Tag Archives: 95 hours

Grant Cardone’s Recommendations Won’t Make You Happy

Grant Cardone outlined key tenets of his life philosophy recently in Medium:

Most people work 9 to 5. I work 95 hours (per week). If you ever want to be a millionaire, you need to stop doing the 9 to 5 and start doing 95.

Is this a short-term philosophy Cardone is advocating until one strikes it rich, at which point s/he could resume a normal life? No.

If you gave me 5 billion dollars, I’d still be grinding tomorrow. Be on the field. That’s where you get the win. I want that.

The strange part is that in the same piece, Cardone claims he’s not only about making massive amounts of money:

I’m not just about being rich, I’m about being wealthy. Rich means you have money — wealth is affluence in every area: health, family, kids, wife.

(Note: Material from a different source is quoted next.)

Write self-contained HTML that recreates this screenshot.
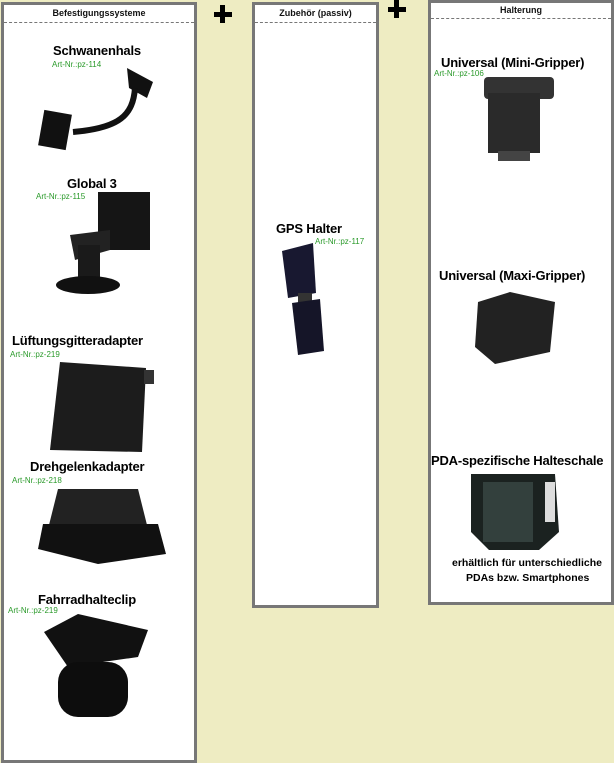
<!DOCTYPE html>
<html><head><meta charset="utf-8"><style>
body{margin:0;width:614px;height:763px;background:#eeecc2;position:relative;overflow:hidden;font-family:"Liberation Sans",sans-serif}
.box{position:absolute;background:#fff;border:3px solid #777;box-sizing:border-box}
.hd{position:absolute;left:0;right:0;top:0;height:17px;border-bottom:1px dashed #777;font-size:9px;font-weight:bold;text-align:center;line-height:17px;color:#111}
.t{position:absolute;font-size:13px;font-weight:bold;color:#000;white-space:nowrap;letter-spacing:-0.2px}
.a{position:absolute;font-size:8px;color:#2a9a2a;white-space:nowrap}
.ph{position:absolute;width:18px;height:5px;background:#000}
.pv{position:absolute;width:5px;height:18px;background:#000}
.s{position:absolute;font-size:10.5px;font-weight:bold;white-space:nowrap}
svg{position:absolute}
</style></head><body>
<div class="box" style="left:1px;top:2px;width:196px;height:761px"><div class="hd">Befestigungssysteme</div></div>
<div class="box" style="left:252px;top:2px;width:127px;height:606px"><div class="hd">Zubehör (passiv)</div></div>
<div class="box" style="left:428px;top:0px;width:186px;height:605px"><div class="hd" style="height:15px;line-height:15px">Halterung</div></div>
<div class="ph" style="left:214px;top:12px"></div><div class="pv" style="left:220px;top:5px"></div>
<div class="ph" style="left:388px;top:7px"></div><div class="pv" style="left:394px;top:0px"></div>

<div class="t" style="left:53px;top:43px">Schwanenhals</div>
<div class="a" style="left:52px;top:60px">Art-Nr.:pz-114</div>
<svg style="left:35px;top:60px" width="125" height="95"><path d="M92 8 L118 22 L112 38 L94 28 Z" fill="#111"/><path d="M100 28 C98 55 85 68 38 72" stroke="#111" stroke-width="6" fill="none"/><rect x="6" y="52" width="28" height="36" fill="#111" transform="rotate(10 20 70)"/></svg>

<div class="t" style="left:67px;top:176px">Global 3</div>
<div class="a" style="left:36px;top:192px">Art-Nr.:pz-115</div>
<svg style="left:50px;top:190px" width="110" height="110"><rect x="48" y="2" width="52" height="58" fill="#151515"/><path d="M20 45 L60 40 L60 60 L25 70Z" fill="#222"/><rect x="28" y="55" width="22" height="40" fill="#1a1a1a"/><ellipse cx="38" cy="95" rx="32" ry="9" fill="#111"/></svg>

<div class="t" style="left:12px;top:333px">Lüftungsgitteradapter</div>
<div class="a" style="left:10px;top:350px">Art-Nr.:pz-219</div>
<svg style="left:46px;top:358px" width="112" height="100"><path d="M14 4 L100 10 L96 94 L4 92 Z" fill="#1c1c1c"/><rect x="98" y="12" width="10" height="14" fill="#333"/></svg>

<div class="t" style="left:30px;top:459px">Drehgelenkadapter</div>
<div class="a" style="left:12px;top:476px">Art-Nr.:pz-218</div>
<svg style="left:38px;top:484px" width="130" height="85"><path d="M20 5 L100 5 L110 45 L10 45Z" fill="#222"/><path d="M5 40 L120 40 L128 70 L60 80 L0 65Z" fill="#111"/></svg>

<div class="t" style="left:38px;top:592px">Fahrradhalteclip</div>
<div class="a" style="left:8px;top:606px">Art-Nr.:pz-219</div>
<svg style="left:38px;top:612px" width="115" height="120"><path d="M6 20 L40 2 L110 18 L100 45 L30 55Z" fill="#111"/><rect x="20" y="50" width="70" height="55" rx="20" fill="#0d0d0d"/></svg>

<div class="t" style="left:276px;top:221px">GPS Halter</div>
<div class="a" style="left:315px;top:237px">Art-Nr.:pz-117</div>
<svg style="left:278px;top:243px" width="56" height="115"><path d="M4 8 L35 0 L38 50 L10 55Z" fill="#181830"/><rect x="20" y="50" width="14" height="14" fill="#333"/><path d="M14 60 L42 56 L46 108 L20 112Z" fill="#151528"/></svg>

<div class="t" style="left:441px;top:55px">Universal (Mini-Gripper)</div>
<div class="a" style="left:434px;top:69px">Art-Nr.:pz-106</div>
<svg style="left:476px;top:75px" width="82" height="88"><rect x="8" y="2" width="70" height="22" rx="4" fill="#333"/><rect x="12" y="18" width="52" height="60" fill="#2a2a2a"/><rect x="22" y="76" width="32" height="10" fill="#444"/></svg>

<div class="t" style="left:439px;top:268px">Universal (Maxi-Gripper)</div>
<svg style="left:470px;top:292px" width="92" height="80"><path d="M8 10 L40 0 L85 10 L80 60 L25 72 L5 55Z" fill="#222"/></svg>

<div class="t" style="left:431px;top:453px">PDA-spezifische Halteschale</div>
<svg style="left:467px;top:472px" width="96" height="82"><path d="M4 2 L88 2 L92 60 L72 78 L22 78 L4 60Z" fill="#1b2220"/><rect x="16" y="10" width="50" height="60" fill="#33403d"/><rect x="78" y="10" width="10" height="40" fill="#ddd"/></svg>
<div class="s" style="left:452px;top:557px">erhältlich für unterschiedliche</div>
<div class="s" style="left:466px;top:572px">PDAs bzw. Smartphones</div>
</body></html>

I definitely don’t understand that last statement. Working 95 hours per week means working 13-14 hour days, seven days a week. Where would one find the time for building real and meaningful relationships with “family, kids, wife”?

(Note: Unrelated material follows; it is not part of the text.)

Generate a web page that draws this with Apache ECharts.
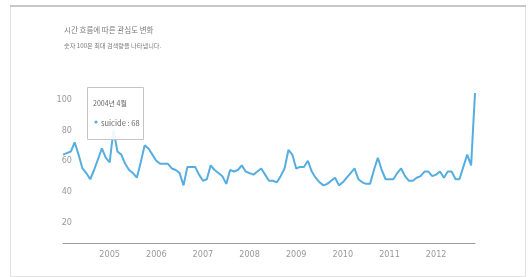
<!DOCTYPE html>
<html><head><meta charset="utf-8">
<script src="https://cdn.jsdelivr.net/npm/echarts@6/dist/echarts.min.js"></script>
<style>html,body{margin:0;padding:0;background:#fff}#c{width:528px;height:277px}</style>
</head><body><div id="c"></div>
<script>
// Monthly search interest, Jan 2004 – Nov 2012
const startYear = 2004;
const values = [
  60, 61, 62, 68, 60, 51, 48, 44, 50, 57, 64, 58,
  55, 76, 62, 60, 54, 50, 48, 45, 55, 66, 64, 60,
  56, 54, 54, 54, 51, 50, 48, 40, 52, 52, 52, 47,
  43, 44, 53, 50, 48, 46, 41, 50, 49, 50, 53, 49,
  48, 47, 49, 51, 47, 43, 43, 42, 46, 51, 63, 60,
  51, 52, 52, 56, 49, 45, 42, 40, 41, 43, 45, 40,
  42, 45, 48, 51, 44, 42, 41, 41, 50, 58, 50, 44,
  44, 44, 48, 51, 46, 43, 43, 45, 46, 49, 49, 46,
  47, 49, 45, 49, 49, 44, 44, 52, 60, 53, 100
];
const seriesName = 'suicide';
const yTicks = [20, 40, 60, 80, 100];
const titleText = '시간 흐름에 따른 관심도 변화';
const subtitleText = '숫자 100은 최대 검색량을 나타냅니다.';
const highlightIndex = 3;

const categories = values.map((v, i) => {
  const y = startYear + Math.floor(i / 12);
  const m = (i % 12) + 1;
  return y + '-' + (m < 10 ? '0' + m : m);
});
const tipTitle = (c => c.slice(0, 4) + '년 ' + parseInt(c.slice(5), 10) + '월')(categories[highlightIndex]);
const tipLine = seriesName + ' : ' + values[highlightIndex];

const lineColor = '#55ade0';
const chart = echarts.init(document.getElementById('c'), null, {renderer: 'canvas'});
chart.setOption({
  animation: false,
  backgroundColor: '#fff',
  grid: {left: 63, right: 53, top: 93, bottom: 30},
  xAxis: {
    type: 'category', data: categories, boundaryGap: false, offset: -4,
    axisLine: {lineStyle: {color: '#9a9a9a', width: 1}},
    axisTick: {show: false},
    axisLabel: {
      interval: (i, v) => i > 0 && v.slice(5) === '01',
      formatter: v => v.slice(0, 4),
      margin: 7, color: '#999', fontSize: 9,
      fontFamily: '"Liberation Sans Narrow", "DejaVu Sans Condensed", sans-serif'
    },
    splitLine: {show: false}
  },
  yAxis: {
    type: 'value', min: 0, max: 100, interval: 20,
    axisLine: {show: false}, axisTick: {show: false}, splitLine: {show: false},
    axisLabel: {
      showMinLabel: false, margin: -9, align: 'right', verticalAlign: 'top',
      padding: [2, 0, 0, 0],
      color: '#999', fontSize: 9,
      fontFamily: '"Liberation Sans Narrow", "DejaVu Sans Condensed", sans-serif',
      formatter: v => yTicks.indexOf(v) >= 0 ? String(v) : ''
    }
  },
  series: [{
    type: 'line', name: seriesName,
    data: values.map((v, i) => i === highlightIndex
      ? {value: v, symbol: 'circle', symbolSize: 5, itemStyle: {color: lineColor}}
      : {value: v, symbol: 'none'}),
    showSymbol: true,
    lineStyle: {color: lineColor, width: 2},
    itemStyle: {color: lineColor},
    z: 2
  }],
  graphic: [
    {type: 'rect', shape: {x: 10.5, y: 6.5, width: 515, height: 270}, style: {fill: 'none', stroke: '#e2e2e2', lineWidth: 1}, z: 0},
    {type: 'line', shape: {x1: 10, y1: 6, x2: 526, y2: 6}, style: {stroke: '#c8c8c8', lineWidth: 2}, z: 1},
    {type: 'text', left: 64, top: 26, style: {text: titleText, fontSize: 7.5, fill: '#7a7a7a', fontFamily: '"Noto Sans CJK KR", sans-serif'}},
    {type: 'text', left: 64, top: 43, style: {text: subtitleText, fontSize: 6.2, fill: '#7a7a7a', fontFamily: '"Noto Sans CJK KR", sans-serif'}},
    {type: 'rect', z: 50, shape: {x: 87.5, y: 87.5, width: 56, height: 52}, style: {fill: 'rgba(255,255,255,0.9)', stroke: '#c4c4c4', lineWidth: 1}},
    {type: 'text', z: 51, x: 93, y: 100, style: {text: tipTitle, fontSize: 7, fill: '#666', fontFamily: '"Noto Sans CJK KR", sans-serif'}},
    {type: 'circle', z: 51, shape: {cx: 96, cy: 122, r: 1.6}, style: {fill: lineColor}},
    {type: 'text', z: 51, x: 101, y: 119.5, style: {text: tipLine, fontSize: 7.5, fill: '#666', fontFamily: '"Noto Sans CJK KR", sans-serif'}}
  ]
});
</script>
</body></html>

To be fair, Cardone’s piece is focused on becoming rich, not about how to be happy.  I don’t know him personally and I don’t know much about him. I have no problem with people who work hard or amass large sums of money. My issue is only with the extreme philosophy espoused in the article, which is at odds with traditional Jewish thought/philosophy.

As opposed to striving for a lifestyle marked by conscious consumption and gratitude, Cardone advocates the constant chasing of wealth – he admits that even five billion dollars wouldn’t satisfy his cravings! We shouldn’t be surprised. The Talmud explained man’s basic nature a long time ago:

“Whoever possesses 100 desires 200. Whoever possesses 200 desires 400.” (Ecclesiastes Rabbah ). (“Ecclesiastes” is translated as “Kohelet” in Hebrew).  

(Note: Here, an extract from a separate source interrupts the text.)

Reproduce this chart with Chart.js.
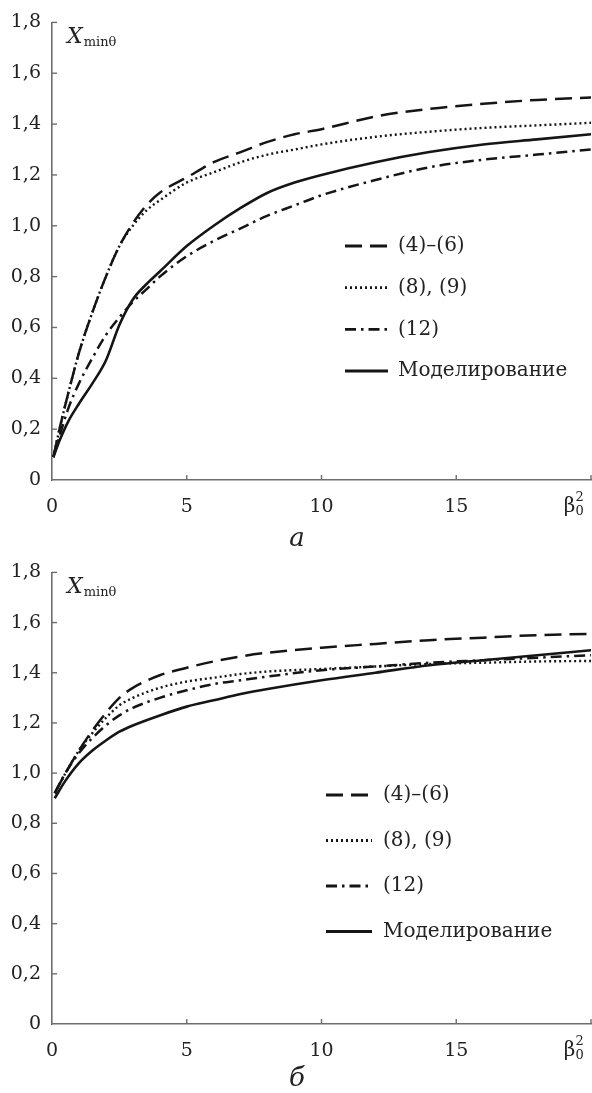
<!DOCTYPE html>
<html>
<head>
<meta charset="utf-8">
<script src="https://cdn.jsdelivr.net/npm/chart.js@4.4.0/dist/chart.umd.min.js"></script>
<style>
  html, body { margin: 0; padding: 0; background: #fff; }
  .panel { position: relative; width: 592px; }
  #boxA { height: 550px; }
  #boxB { height: 543px; }
</style>
</head>
<body>
<div class="panel" id="boxA"><canvas id="chartA"></canvas></div>
<div class="panel" id="boxB"><canvas id="chartB"></canvas></div>
<script>
// legend texts (same in both panels)
var seriesLabels = ['(4)–(6)', '(8), (9)', '(12)', 'Моделирование'];
var yTickValues = [0, 0.2, 0.4, 0.6, 0.8, 1.0, 1.2, 1.4, 1.6, 1.8];
var xTickValues = [0, 5, 10, 15];

// panel a
var xA        = [0.05, 0.3, 0.6, 1, 1.5, 2, 2.5, 3, 3.5, 4, 5, 6, 7, 8, 9, 10, 12, 14, 16, 18, 20];
var dashedA   = [0.09, 0.21, 0.34, 0.50, 0.66, 0.80, 0.92, 1.01, 1.08, 1.13, 1.19, 1.25, 1.29, 1.33, 1.36, 1.38, 1.43, 1.46, 1.48, 1.495, 1.505];
var dottedA   = [0.09, 0.21, 0.34, 0.50, 0.66, 0.80, 0.92, 1.00, 1.06, 1.10, 1.17, 1.21, 1.25, 1.28, 1.30, 1.32, 1.35, 1.37, 1.385, 1.395, 1.405];
var dashDotA  = [0.09, 0.18, 0.28, 0.38, 0.48, 0.57, 0.64, 0.70, 0.75, 0.80, 0.88, 0.94, 0.99, 1.04, 1.08, 1.12, 1.18, 1.23, 1.26, 1.28, 1.30];
var solidA    = [0.09, 0.16, 0.23, 0.30, 0.38, 0.47, 0.61, 0.71, 0.77, 0.82, 0.92, 1.00, 1.07, 1.13, 1.17, 1.20, 1.25, 1.29, 1.32, 1.34, 1.36];

// panel б
var xB        = [0.1, 0.5, 1, 1.5, 2, 2.5, 3, 4, 5, 6, 7, 8, 10, 12, 14, 16, 18, 20];
var dashedB   = [0.92, 1.00, 1.09, 1.17, 1.24, 1.30, 1.34, 1.39, 1.42, 1.445, 1.465, 1.48, 1.50, 1.515, 1.53, 1.54, 1.55, 1.555];
var dottedB   = [0.92, 1.00, 1.09, 1.16, 1.22, 1.27, 1.30, 1.34, 1.365, 1.38, 1.395, 1.405, 1.415, 1.425, 1.435, 1.44, 1.445, 1.447];
var dashDotB  = [0.92, 1.00, 1.08, 1.14, 1.19, 1.23, 1.26, 1.30, 1.33, 1.355, 1.37, 1.385, 1.41, 1.425, 1.44, 1.45, 1.46, 1.47];
var solidB    = [0.90, 0.97, 1.04, 1.09, 1.13, 1.165, 1.19, 1.23, 1.265, 1.29, 1.315, 1.335, 1.37, 1.40, 1.43, 1.45, 1.47, 1.49];

var ink = '#151515';
var axisInk = '#6e6e6e';
var textInk = '#222222';
var serif = '"DejaVu Serif", "Liberation Serif", serif';

function pts(xs, ys) {
    var out = [];
    for (var i = 0; i < xs.length; i++) out.push({x: xs[i], y: ys[i]});
    return out;
}

function makeSets(xs, a, b, c, d) {
    var styles = [
        {dash: [17, 8], w: 2.5},
        {dash: [2, 3], w: 2.4},
        {dash: [11, 5, 2.5, 5], w: 2.5},
        {dash: [], w: 2.6}
    ];
    return [a, b, c, d].map(function (ys, i) {
        return {
            label: seriesLabels[i],
            data: pts(xs, ys),
            borderColor: ink,
            borderWidth: styles[i].w,
            borderDash: styles[i].dash,
            pointRadius: 0,
            fill: false,
            cubicInterpolationMode: 'monotone'
        };
    });
}

function line(ctx, x1, y1, x2, y2) {
    ctx.beginPath(); ctx.moveTo(x1, y1); ctx.lineTo(x2, y2); ctx.stroke();
}

// inward ticks, axis name, beta label, legend, panel letter
var decoPlugin = {
    id: 'deco',
    afterDraw: function (chart, args, o) {
        var ctx = chart.ctx, a = chart.chartArea;
        var xs = chart.scales.x, ys = chart.scales.y;
        ctx.save();
        ctx.strokeStyle = axisInk;
        ctx.lineWidth = 1.4;
        ctx.setLineDash([]);
        yTickValues.forEach(function (v) {
            var py = ys.getPixelForValue(v);
            if (v > 0) line(ctx, a.left, py, a.left + 5, py);
        });
        xTickValues.concat([20]).forEach(function (v) {
            var px = xs.getPixelForValue(v);
            if (v > 0) line(ctx, px, a.bottom, px, a.bottom - 5);
        });

        ctx.fillStyle = textInk;
        ctx.textAlign = 'left';
        ctx.textBaseline = 'alphabetic';
        ctx.font = 'italic 22px ' + serif;
        ctx.fillText('X', a.left + 15, a.top + 21);
        var w = ctx.measureText('X').width;
        ctx.font = '13px ' + serif;
        ctx.fillText('minθ', a.left + 15 + w + 1, a.top + 24);

        // beta_0^2 in place of the last x tick
        var bx = xs.getPixelForValue(19.2);
        var by = a.bottom + 32;
        ctx.font = '20px ' + serif;
        ctx.textAlign = 'center';
        ctx.fillText('β', bx, by);
        ctx.font = '13px ' + serif;
        ctx.textAlign = 'left';
        ctx.fillText('0', bx + 6, by + 3);
        ctx.fillText('2', bx + 6, by - 11);

        // legend
        ctx.font = '20px ' + serif;
        ctx.textBaseline = 'middle';
        chart.data.datasets.forEach(function (ds, i) {
            var y = o.legY + i * o.legGap;
            ctx.strokeStyle = ink;
            ctx.lineWidth = ds.borderWidth + 0.4;
            ctx.setLineDash(ds.borderDash);
            line(ctx, o.legX0, y, o.legX1, y);
            ctx.setLineDash([]);
            ctx.fillStyle = textInk;
            ctx.fillText(ds.label, o.legTx, y);
        });

        // panel letter
        ctx.font = 'italic 26px ' + serif;
        ctx.textAlign = 'center';
        ctx.textBaseline = 'alphabetic';
        ctx.fillText(o.letter, o.letterX, o.letterY);
        ctx.restore();
    }
};

function fmt(v) {
    if (v === 0) return '0';
    return v.toFixed(1).replace('.', ',');
}

function build(id, sets, lay) {
    return new Chart(document.getElementById(id), {
        type: 'line',
        data: {datasets: sets},
        plugins: [decoPlugin],
        options: {
            responsive: true,
            maintainAspectRatio: false,
            animation: false,
            layout: {padding: {top: lay.top, right: 1, left: 0, bottom: 0}},
            plugins: {
                legend: {display: false},
                tooltip: {enabled: false},
                deco: lay
            },
            scales: {
                x: {
                    type: 'linear',
                    min: 0, max: 20,
                    afterFit: function (s) { s.height = lay.bottom; },
                    afterBuildTicks: function (s) {
                        s.ticks = xTickValues.map(function (v) { return {value: v}; });
                    },
                    grid: {display: true, drawOnChartArea: false, drawTicks: false},
                    border: {display: true, color: axisInk, width: 1.6},
                    ticks: {
                        padding: 16,
                        color: textInk,
                        font: {family: serif, size: 19},
                        maxRotation: 0,
                        callback: function (v) { return String(v); }
                    }
                },
                y: {
                    min: 0, max: 1.8,
                    afterFit: function (s) { s.width = 52; },
                    afterBuildTicks: function (s) {
                        s.ticks = yTickValues.map(function (v) { return {value: v}; });
                    },
                    grid: {display: true, drawOnChartArea: false, drawTicks: false},
                    border: {display: true, color: axisInk, width: 1.6},
                    ticks: {
                        padding: 11,
                        color: textInk,
                        font: {family: serif, size: 19},
                        callback: function (v) { return fmt(v); }
                    }
                }
            }
        }
    });
}

build('chartA', makeSets(xA, dashedA, dottedA, dashDotA, solidA),
    {top: 15, bottom: 70, legY: 246, legGap: 41.7, legX0: 345, legX1: 388, legTx: 398, letter: 'а', letterX: 297, letterY: 546});
build('chartB', makeSets(xB, dashedB, dottedB, dashDotB, solidB),
    {top: 11, bottom: 69, legY: 245, legGap: 45.5, legX0: 326, legX1: 372, legTx: 383, letter: 'б', letterX: 297, letterY: 536});
</script>
</body>
</html>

Except for the brief line I quoted about “family, kids, wife,” Cardone didn’t write anything in his piece about making a meaningful contribution to society, maintaining deep connections with friends and family (which seems impossible with the schedule he recommends), or establishing a calming spiritual life.

Judaism recommends a dramatically different path. In the Ethics of the Fathers (Pirkei Avot) we learn:

Who is rich? One who is happy with his lot/portion. (Pirkei Avot 4:1). 

The brilliant Rabbi Jonathan Sacks uses the Book of Kohelet to explain that chasing wealth is folly and true happiness comes from things like love, appreciation and spiritual connection:

Kohelet suddenly realises that all the time he was pursuing wealth and possessions, he was chasing after substitutes for life, instead of celebrating life itself. He now knows that “Whoever loves money never has money enough”. He also knows that “there is nothing better for people than to be happy and do good while they live”. Like Bill Gates and Warren Buffett, he knows that the best thing to do with wealth is to give it away.

Following Cordone’s recommendations might make you very wealthy. They might not. But one thing is certain: they won’t make you happy.